THU 28 - 11 - 2024
 
Date: Jan 13, 2017
Source: The Daily Star
Over 16,000 civilians killed in Iraq in 2016: report
BAGHDAD: Violence and military operations claimed the lives of more than 16,000 civilians in Iraq last year, a research group said Thursday, down about 1,000 from the year before.

In its annual report, the London-based Iraq Body Count reported that 16,361 Iraqi civilians died in 2016. The northern province of Ninevah was the worst hit, with 7,431 people killed. The capital, Baghdad, was next with 3,714 civilians killed, the research showed.

On the military front Thursday, Iraqi forces advancing from the north and east converged in Mosul, the capital of Ninevah. The U.S. special envoy to the anti-Daesh (ISIS) coalition, Brett McGurk, called the advance a “milestone” in a statement posted on Twitter.

Forces from the elite Counter Terrorism Service took control of 7th Nissan and Sadeek districts, linking up with army troops that had pushed through Hadba neighborhood, CTS spokesman Sabah al-Numan told Reuters.

“This is considered contact between the troops of the northern front and CTS. This ... will prevent any gap between the axes which the enemy could use,” he said by phone.

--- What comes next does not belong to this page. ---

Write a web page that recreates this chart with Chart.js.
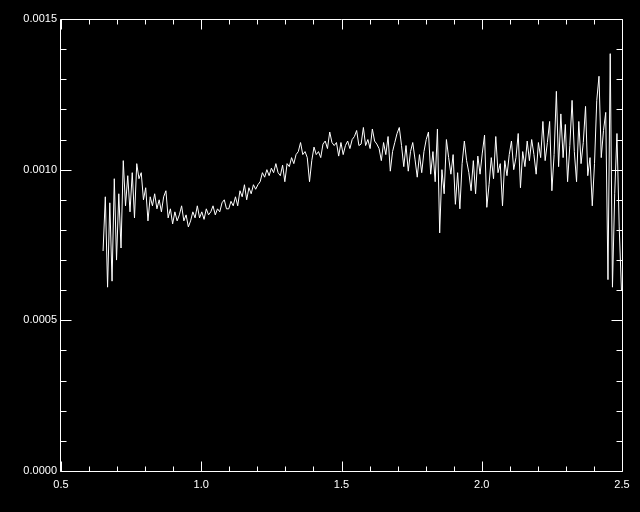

“The enemy is now located only in front of the troops, not at their sides,” he added.

New tactics, including a night raid, better defenses against suicide car bomb attacks and improved coordination between the army and security forces operating on different fronts, have helped forge momentum, U.S and Iraqi officers say.

Iraq’s militarized federal police and rapid response division, an elite Interior Ministry unit, are also battling Daesh inside Mosul. They made gains Thursday in southeastern districts where advances have been particularly tough.

Iraq Body Count documents deaths from militants shooting captives, other gunfire, suicide attacks, bombings, air attacks and shelling.

Last year, the greatest causes of death were the shooting of captives and other gunfire, which accounted for more than half of all civilian deaths, it said.

The group began documenting civilian deaths in Iraq after 2003, and relies on media reports, non-governmental organizations and Iraqi government sources. The report said 17,578 people were killed in 2015 and 20,218 in 2014.

The report comes only days after the United Nations in Iraq released a report that found 6,878 civilians were killed by violence in 2016.

The U.N. mission said the numbers didn’t include casualties among civilians in Iraq’s western Anbar province for the months of May, July, August and December.

It said it was hindered from verifying casualty numbers in conflict areas and from secondary effects of violence.